If you have an Indian grocery story nearby, look for bags of chapati flour. This delicious, almost sweet whole-grain flour yields lighter results than our whole-wheat flour, but if it’s unavailable a commercial whole-wheat flour, such as Gold Medal (rather than a rustic stone-ground variety), will make a good substitute. MAKES 10 CHAPATI

3 cups chapati flour or whole-wheat flour (see Note)

1 cup all-purpose flour, plus more for dusting

1 teaspoon salt

Small pinch of cayenne pepper

⅛ teaspoon ground cumin

Small pinch of chili powder

Canola or other vegetable oil

1½ cups cold water

1. Place the chapati flour, 1 cup all-purpose flour, the salt, cayenne, cumin, and chili powder in a medium-size mixing bowl and whisk to combine.

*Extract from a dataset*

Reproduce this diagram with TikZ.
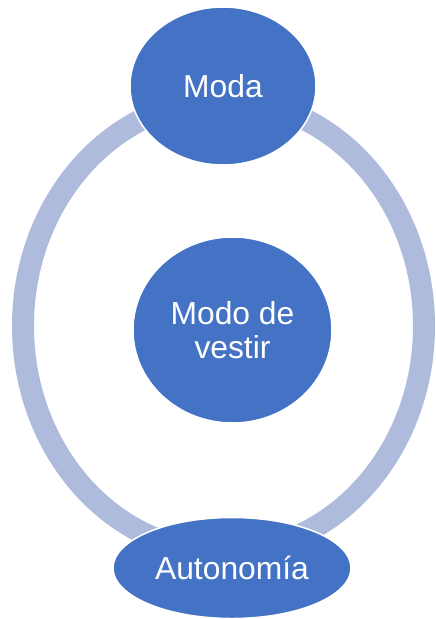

2. Drizzle 2 teaspoons of the oil over the flour mixture and use your hands to rub it in.

3. Add the water to the flour mixture and use your hands to mix it together into a soft dough. Transfer the dough to a work surface lightly dusted with all-purpose flour and knead just to make sure the dough is uniformly blended and not sticky, 30 seconds. Leave the dough on the board, cover it lightly with plastic wrap, and let it rest for 15 minutes.

4. Divide the dough into ten equal portions, each approximately the size of a lime. With your palms, roll each portion into a ball. Place the balls of dough in a row at the top of your work surface and cover them lightly with plastic wrap. Working with one ball of dough at a time, lightly dust the work surface again with all-purpose flour and roll each ball into a round about 8 inches wide and ⅛ inch thick. Place the chapati on a dinner plate, cover with a piece of waxed paper, and repeat with the remaining balls of dough until you have a stack of rolled chapati.

5. Heat a griddle or medium-size skillet over medium heat. When it’s hot (a drop of water will sizzle on contact), pour about 1 tablespoon oil onto the griddle and spread it to coat. Carefully place one chapati onto the griddle. Fry until the chapati is slightly blistered and lightly browned, 1 to 2 minutes. Using tongs, turn the chapati and fry the second side until lightly browned, about 1 minute more. Remove the chapati from the pan, place it on a serving platter, and cover it with a clean cloth napkin while you fry the rest. If the pan gets too dry, add a bit more oil. Serve immediately.

Note: If you can’t find chapati flour, use 1½ cups whole-wheat flour and increase the all-purpose flour to 2½ cups.